With the best will in the world, the intention was for Sinead to take over the running of the business in an orderly fashion over time. But sadly, Paddy passed away suddenly in September. Unfortunately, that didn’t allow time for the planned handover. Sinead is not only having to deal with the personal loss of her father, but she is also faced with the immediate task of taking over a very successful business.

Change Tips

In cases like this, the immediate priorities are to ensure that the business continues to trade effectively, until such time as the initial grieving has eased. Most companies will have a great team to step up to the mark, as the Eirebus team did. For the past 12 weeks, it has been business as usual.

As the business continues to operate under the guidance of Sinead and Jeff, there are some major things to be done. The following is not necessarily a sequential list as every company is different. But they are certainly early priorities.

Quickly get a handle on money matters. Make sure you understand a number of things about the finances. You don’t have to be an accountant to understand where the money is coming from and where it is going. Seek advice either from your accountant or banker. Make sure you know and understand the key drivers which you will extract from monthly profit and loss accounts… cash-flows… and the balance sheet.

Get to know every person on your team, starting at the management level.
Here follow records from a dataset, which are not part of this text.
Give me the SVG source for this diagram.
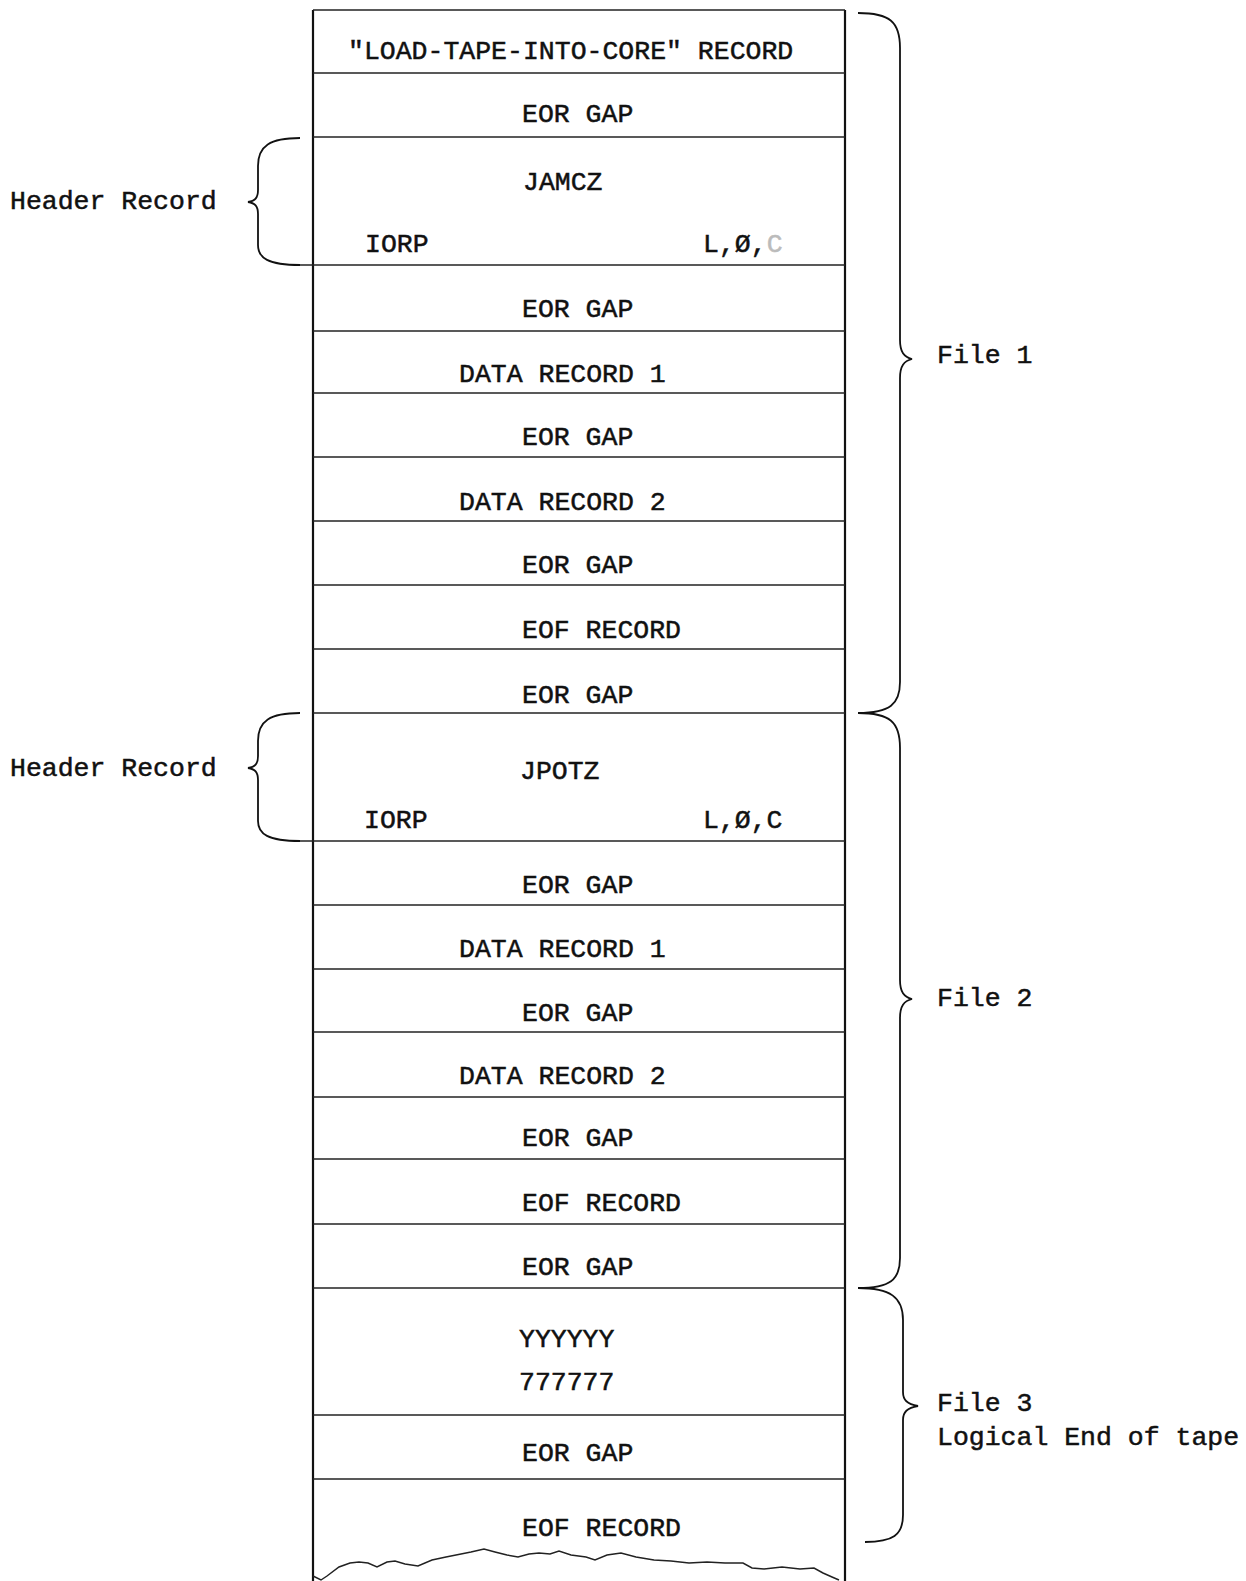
<svg xmlns="http://www.w3.org/2000/svg" width="1246" height="1581" viewBox="0 0 1246 1581">
<style>
  text { font-family: "Liberation Mono", "DejaVu Sans Mono", monospace; font-size: 26.5px; fill: #111; stroke: #111; stroke-width: 0.5; }
  .sep { stroke: #222; stroke-width: 1.5; fill: none; }
  .edge { stroke: #111; stroke-width: 2.2; fill: none; }
  .brace { stroke: #111; stroke-width: 1.8; fill: none; }
  .faint { fill: #bbb; stroke: #bbb; }
</style>
<rect width="1246" height="1581" fill="#fff"/>

<g id="tape">
  <line class="edge" x1="313" y1="10" x2="313" y2="1581"/>
  <line class="edge" x1="845" y1="10" x2="845" y2="1581"/>
  <line class="sep" x1="313" y1="10" x2="845" y2="10"/>
  <path class="sep" stroke-width="1.8" d="M313,1576 L321,1580 L327,1576 L339,1567 L350,1563 L359,1562 L368,1563 L377,1567 L387,1562 L395,1561 L405,1564 L418,1566 L432,1560 L446,1557 L461,1554 L471,1552 L484,1549 L495,1552 L507,1555 L518,1557 L529,1554 L539,1553 L550,1554 L559,1551 L571,1555 L586,1557 L595,1560 L607,1555 L621,1553 L636,1557 L654,1560 L671,1561 L689,1563 L707,1562 L725,1563 L743,1563 L752,1568 L764,1569 L782,1567 L800,1569 L814,1568 L823,1573 L832,1577 L839,1580"/>
</g>

<g id="separators">
  <line class="sep" x1="313" y1="73" x2="845" y2="73"/>
  <line class="sep" x1="313" y1="137" x2="845" y2="137"/>
  <line class="sep" x1="300" y1="265" x2="845" y2="265"/>
  <line class="sep" x1="313" y1="331" x2="845" y2="331"/>
  <line class="sep" x1="313" y1="393" x2="845" y2="393"/>
  <line class="sep" x1="313" y1="457" x2="845" y2="457"/>
  <line class="sep" x1="313" y1="521" x2="845" y2="521"/>
  <line class="sep" x1="313" y1="585" x2="845" y2="585"/>
  <line class="sep" x1="313" y1="649" x2="845" y2="649"/>
  <line class="sep" x1="313" y1="713" x2="845" y2="713"/>
  <line class="sep" x1="300" y1="841" x2="845" y2="841"/>
  <line class="sep" x1="313" y1="905" x2="845" y2="905"/>
  <line class="sep" x1="313" y1="969" x2="845" y2="969"/>
  <line class="sep" x1="313" y1="1032" x2="845" y2="1032"/>
  <line class="sep" x1="313" y1="1097" x2="845" y2="1097"/>
  <line class="sep" x1="313" y1="1159" x2="845" y2="1159"/>
  <line class="sep" x1="313" y1="1224" x2="845" y2="1224"/>
  <line class="sep" x1="313" y1="1288" x2="845" y2="1288"/>
  <line class="sep" x1="313" y1="1415" x2="845" y2="1415"/>
  <line class="sep" x1="313" y1="1479" x2="845" y2="1479"/>
</g>

<g id="rec-load"><text x="348" y="59">"LOAD-TAPE-INTO-CORE" RECORD</text></g>
<g id="gap-1"><text x="522" y="122">EOR GAP</text></g>
<g id="header-1">
  <text x="523" y="190">JAMCZ</text>
  <text x="365" y="252">IORP</text>
  <text x="703" y="252">L,Ø,<tspan class="faint">C</tspan></text>
</g>
<g id="gap-2"><text x="522" y="317">EOR GAP</text></g>
<g id="f1-data-1"><text x="459" y="382">DATA RECORD 1</text></g>
<g id="gap-3"><text x="522" y="445">EOR GAP</text></g>
<g id="f1-data-2"><text x="459" y="510">DATA RECORD 2</text></g>
<g id="gap-4"><text x="522" y="573">EOR GAP</text></g>
<g id="f1-eof"><text x="522" y="638">EOF RECORD</text></g>
<g id="gap-5"><text x="522" y="703">EOR GAP</text></g>
<g id="header-2">
  <text x="520" y="779">JPOTZ</text>
  <text x="364" y="828">IORP</text>
  <text x="703" y="828">L,Ø,C</text>
</g>
<g id="gap-6"><text x="522" y="893">EOR GAP</text></g>
<g id="f2-data-1"><text x="459" y="957">DATA RECORD 1</text></g>
<g id="gap-7"><text x="522" y="1021">EOR GAP</text></g>
<g id="f2-data-2"><text x="459" y="1084">DATA RECORD 2</text></g>
<g id="gap-8"><text x="522" y="1146">EOR GAP</text></g>
<g id="f2-eof"><text x="522" y="1211">EOF RECORD</text></g>
<g id="gap-9"><text x="522" y="1275">EOR GAP</text></g>
<g id="f3-record">
  <text x="519" y="1347">YYYYYY</text>
  <text x="519" y="1390">777777</text>
</g>
<g id="gap-10"><text x="522" y="1461">EOR GAP</text></g>
<g id="f3-eof"><text x="522" y="1536">EOF RECORD</text></g>

<g id="label-header-1"><text x="10" y="209">Header Record</text></g>
<g id="label-header-2"><text x="10" y="776">Header Record</text></g>
<g id="label-file-1"><text x="937" y="363">File 1</text></g>
<g id="label-file-2"><text x="937" y="1006">File 2</text></g>
<g id="label-file-3"><text x="937" y="1411">File 3</text><text x="937" y="1445">Logical End of tape</text></g>

<g id="connectors">
  <path class="brace" d="M300,138 C270,138 258,146 258,166 L258,190 C258,198 255,201 248,202 C255,203 258,206 258,214 L258,245 C258,258 268,265 300,265"/>
  <path class="brace" d="M300,713 C270,713 258,721 258,741 L258,756 C258,764 255,767 248,768 C255,769 258,772 258,780 L258,821 C258,834 268,841 300,841"/>
  <path class="brace" d="M858,13 C890,13 900,22 900,48 L900,340 C900,352 904,357 912,359 C904,361 900,366 900,378 L900,682 C900,704 890,713 858,713"/>
  <path class="brace" d="M858,713 C890,713 900,722 900,748 L900,980 C900,992 904,997 912,999 C904,1001 900,1006 900,1018 L900,1258 C900,1280 890,1288 858,1288"/>
  <path class="brace" d="M858,1288 C890,1288 903,1297 903,1320 L903,1392 C903,1400 907,1404 918,1406 C907,1408 903,1412 903,1420 L903,1515 C903,1535 893,1542 865,1542"/>
</g>
</svg>
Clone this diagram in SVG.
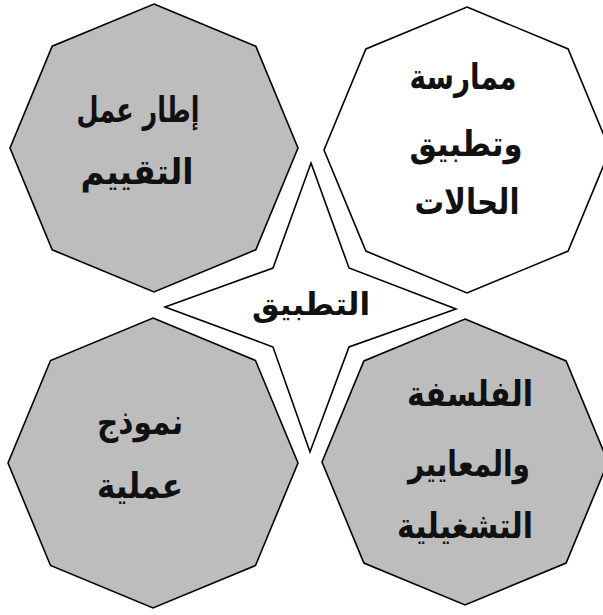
<svg xmlns="http://www.w3.org/2000/svg" width="603" height="615" viewBox="0 0 603 615">
<style>
.oct{stroke:#000;stroke-width:1.6;stroke-linejoin:miter}
.gray{fill:#bdbdbd}
.white{fill:#fff}
.t{font-family:"DejaVu Sans",sans-serif;font-weight:bold;font-size:35px;fill:#111;text-anchor:middle;direction:rtl}
</style>
<rect width="603" height="615" fill="#fff"/>
<g id="node-tl">
<polygon class="oct gray" points="154,4 255.8,46.2 298,148 255.8,249.8 154,292 52.2,249.8 10,148 52.2,46.2"/>
<text class="t" x="138" y="122" textLength="123" lengthAdjust="spacingAndGlyphs">إطار عمل</text>
<text class="t" x="137" y="184" textLength="113" lengthAdjust="spacingAndGlyphs">التقييم</text>
</g>
<g id="node-tr">
<polygon class="oct white" points="467,7 568.1,48.9 610,150 568.1,251.1 467,293 365.9,251.1 324,150 365.9,48.9"/>
<text class="t" x="463" y="89" textLength="107" lengthAdjust="spacingAndGlyphs">ممارسة</text>
<text class="t" x="466" y="156" textLength="113" lengthAdjust="spacingAndGlyphs">وتطبيق</text>
<text class="t" x="467" y="214" textLength="105" lengthAdjust="spacingAndGlyphs">الحالات</text>
</g>
<g id="node-bl">
<polygon class="oct gray" points="153,318 255.5,360.5 298,463 255.5,565.5 153,608 50.5,565.5 8,463 50.5,360.5"/>
<text class="t" x="140" y="434" textLength="86" lengthAdjust="spacingAndGlyphs">نموذج</text>
<text class="t" x="140" y="498" textLength="86" lengthAdjust="spacingAndGlyphs">عملية</text>
</g>
<g id="node-br">
<polygon class="oct gray" points="465,319 566.1,360.9 608,462 566.1,563.1 465,605 363.9,563.1 322,462 363.9,360.9"/>
<text class="t" x="470" y="406" textLength="126" lengthAdjust="spacingAndGlyphs">الفلسفة</text>
<text class="t" x="469" y="476" textLength="122" lengthAdjust="spacingAndGlyphs">والمعايير</text>
<text class="t" x="465" y="538" textLength="136" lengthAdjust="spacingAndGlyphs">التشغيلية</text>
</g>
<g id="node-center">
<polygon class="oct white" points="311,163 349,268 456,309 349,347 310,452 273,347 165,307 273,268"/>
<text class="t" x="311" y="315" style="font-size:31px" textLength="118" lengthAdjust="spacingAndGlyphs">التطبيق</text>
</g>
<g id="connectors"></g>
</svg>
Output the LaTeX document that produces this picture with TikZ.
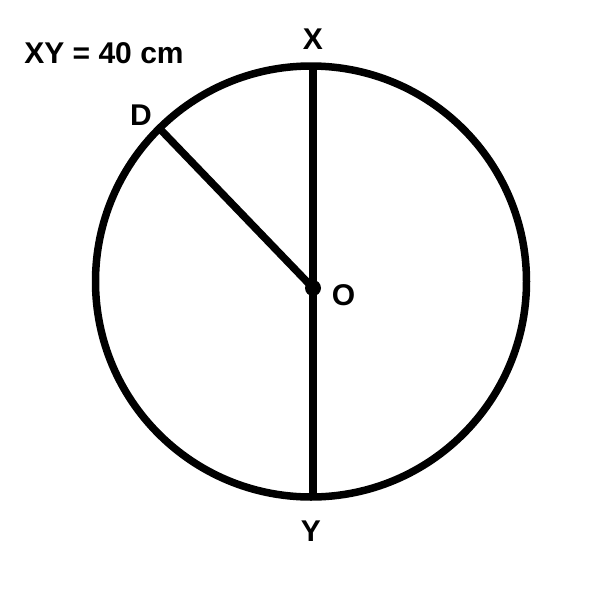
\documentclass[tikz,border=0pt]{standalone}
\usepackage{fontspec}
\setmainfont{Liberation Sans}
\begin{document}
\begin{tikzpicture}[x=1pt,y=-1pt,
  stroke/.style={line width=7.5pt,black},
  lbl/.style={font=\fontsize{30}{32}\selectfont\bfseries,inner sep=0pt}]
\useasboundingbox[fill=white] (0,0) rectangle (600,600);
\coordinate (C) at (311,281.5);
\coordinate (Xp) at (313,66.5);
\coordinate (Yp) at (313,496.5);
\coordinate (Op) at (313,288);
\coordinate (Dp) at (160,129);
\draw[stroke] (C) circle[radius=215.5];
\draw[stroke] (Xp) -- (Yp);
\draw[stroke] (Dp) -- (Op);
\fill (Op) circle[radius=8];
\node[lbl] (title) at (104,53) {XY = 40 cm};
\node[lbl] (X) at (313,39) {X};
\node[lbl] (Y) at (311,531) {Y};
\node[lbl] (D) at (141,115) {D};
\node[lbl] (O) at (343.5,295) {O};
\end{tikzpicture}
\end{document}
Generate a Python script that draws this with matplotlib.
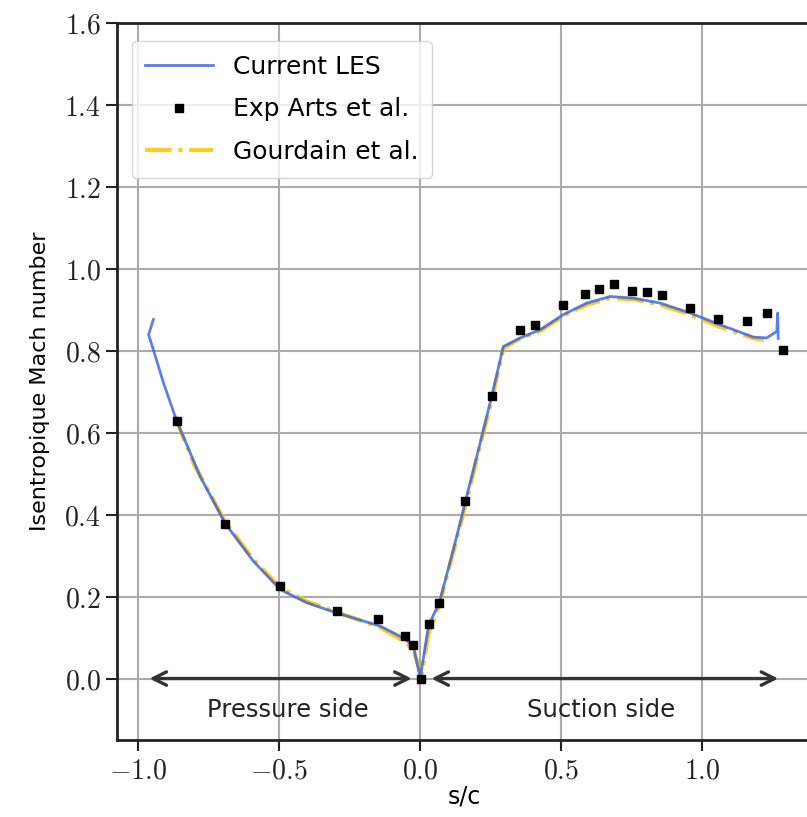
import matplotlib
matplotlib.use("Agg")
import matplotlib.pyplot as plt
import numpy as np

plt.rcParams['mathtext.fontset'] = 'cm'

# Current LES
les_x = [-0.946, -0.963, -0.946, -0.910, -0.863, -0.780, -0.691, -0.591, -0.496, -0.402,
         -0.296, -0.142, -0.059, -0.024, -0.006, 0.0, 0.03, 0.068, 0.118, 0.160, 0.213,
         0.254, 0.295, 0.355, 0.426, 0.508, 0.591, 0.674, 0.757, 0.851, 0.957, 1.064,
         1.182, 1.229, 1.265, 1.268, 1.270]
les_y = [0.876, 0.839, 0.802, 0.721, 0.628, 0.493, 0.378, 0.286, 0.217, 0.185,
         0.160, 0.128, 0.099, 0.079, 0.022, 0.0, 0.13, 0.185, 0.315, 0.43, 0.575,
         0.689, 0.81, 0.831, 0.851, 0.888, 0.916, 0.932, 0.928, 0.916, 0.892, 0.863,
         0.833, 0.831, 0.847, 0.892, 0.830]

# Gourdain et al.
gou_x = [-0.870, -0.800, -0.691, -0.591, -0.496, -0.402, -0.296, -0.142, -0.059, -0.024,
         -0.006, 0.005, 0.03, 0.068, 0.118, 0.160, 0.213, 0.254, 0.295, 0.355, 0.426,
         0.508, 0.591, 0.674, 0.757, 0.851, 0.957, 1.064, 1.182, 1.220]
gou_y = [0.640, 0.520, 0.382, 0.290, 0.222, 0.188, 0.162, 0.125, 0.092, 0.070,
         0.030, 0.01, 0.11, 0.18, 0.31, 0.42, 0.57, 0.68, 0.805, 0.83, 0.848,
         0.885, 0.912, 0.928, 0.925, 0.912, 0.888, 0.858, 0.830, 0.826]

# Exp Arts et al.
exp_x = [-0.863, -0.691, -0.496, -0.296, -0.148, -0.053, -0.024, 0.003, 0.03, 0.068,
         0.160, 0.254, 0.355, 0.408, 0.506, 0.585, 0.635, 0.686, 0.753, 0.804, 0.857,
         0.957, 1.056, 1.158, 1.229, 1.286]
exp_y = [0.628, 0.378, 0.225, 0.164, 0.146, 0.103, 0.083, 0.0, 0.132, 0.185,
         0.432, 0.689, 0.851, 0.863, 0.912, 0.938, 0.950, 0.963, 0.945, 0.943, 0.935,
         0.904, 0.878, 0.872, 0.892, 0.802]

x_ticks = [-1.0, -0.5, 0.0, 0.5, 1.0]
x_labels = [r'$-1.0$', r'$-0.5$', r'$0.0$', r'$0.5$', r'$1.0$']
y_ticks = [0.0, 0.2, 0.4, 0.6, 0.8, 1.0, 1.2, 1.4, 1.6]
y_labels = [r'$%.1f$' % v for v in y_ticks]

fig = plt.figure(figsize=(8.07, 8.17), dpi=100)
ax = fig.add_axes([0.145, 0.0942, 0.862, 0.878])

ax.plot(gou_x, gou_y, color='#FFC000', lw=3.0, ls='-.', label='Gourdain et al.', zorder=2, alpha=0.85)
ax.plot(les_x, les_y, color='#3560E0', lw=2.0, label='Current LES', zorder=3, alpha=0.8)
ax.plot(exp_x, exp_y, 's', color='black', ms=6, label='Exp Arts et al.', zorder=4, ls='none')

ax.annotate('', xy=(-0.97, 0.0), xytext=(-0.02, 0.0),
            arrowprops=dict(arrowstyle='<->', color='#333333', lw=2.4, mutation_scale=24), zorder=1)
ax.annotate('', xy=(0.03, 0.0), xytext=(1.28, 0.0),
            arrowprops=dict(arrowstyle='<->', color='#333333', lw=2.4, mutation_scale=24), zorder=1)
ax.text(-0.47, -0.077, 'Pressure side', fontsize=17.5, ha='center', va='center', color='#222222')
ax.text(0.64, -0.077, 'Suction side', fontsize=17.5, ha='center', va='center', color='#222222')

ax.set_xlim(-1.075, 1.392)
ax.set_ylim(-0.15, 1.6)
ax.set_xticks(x_ticks)
ax.set_xticklabels(x_labels)
ax.set_yticks(y_ticks)
ax.set_yticklabels(y_labels)
ax.tick_params(labelsize=20, direction='out', length=8, width=1.5, colors='#222222')
ax.grid(True, color='#aaaaaa', lw=1.5)
ax.set_axisbelow(True)
for s in ax.spines.values():
    s.set_linewidth(2.0)
    s.set_color('#222222')

ax.set_xlabel('s/c', fontsize=17, labelpad=0)
ax.set_ylabel('Isentropique Mach number', fontsize=16, labelpad=10)

handles, labels = ax.get_legend_handles_labels()
order = [1, 2, 0]
leg = ax.legend([handles[i] for i in order], [labels[i] for i in order],
                loc='upper left', fontsize=18, frameon=True, fancybox=True,
                borderpad=0.55, handlelength=2.7, labelspacing=0.75,
                bbox_to_anchor=(0.003, 0.992))
leg.get_frame().set_edgecolor('#cccccc')

fig.savefig('out.png', dpi=100)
Start with general meetings to reassure everyone of your intentions. Follow up then with one-to-one meetings to get to know each person better and listen to their concerns.

Establish who does what and when. Don’t rush to make changes (if you make any at all) as it’s probably best to maintain the status quo for the time being.

Using the 80:20 rule, establish who your key customers are. 80% of your sales will most likely come from approximately 20% of your customers. Make contact with the most important ones (whether that is by size or level of influence) to reassure them and listen to their concerns. Move quickly to illustrate that you are on top of things. Be seen to make your mark by taking corrective actions on any problem areas.

Products and Services
As with customers, use the 80:20 rule to better undertand your most and least profitable products and services. Take time to understand why they are so and what tactics had been employed in the past. There may be good reasons for the mix as it is so don’t make snap decisions.

After 100 days…
All of this will take time, especially as you yourself go through your own personal journey. When you feel that you are ready, consider bringing an external mentor on board for a period of time. This temporary role is to guide you through a facilitated and structured planning process – with you and the top team. This will give you an opportunity to take time out in an objective way to craft a strategy and an action plan for the next couple of years.


Working with family companies of all sizes, I know that succession is challenging, whether it is carefully planned or imposed through life events. This particular situation is exceptional due to the suddennes of it.

The steps might well be different in other situations. I’ll discuss them over time. Nevertheless, new leaders inevitably bring change and new ideas. With empathy and good communications, everyone in time will accept that.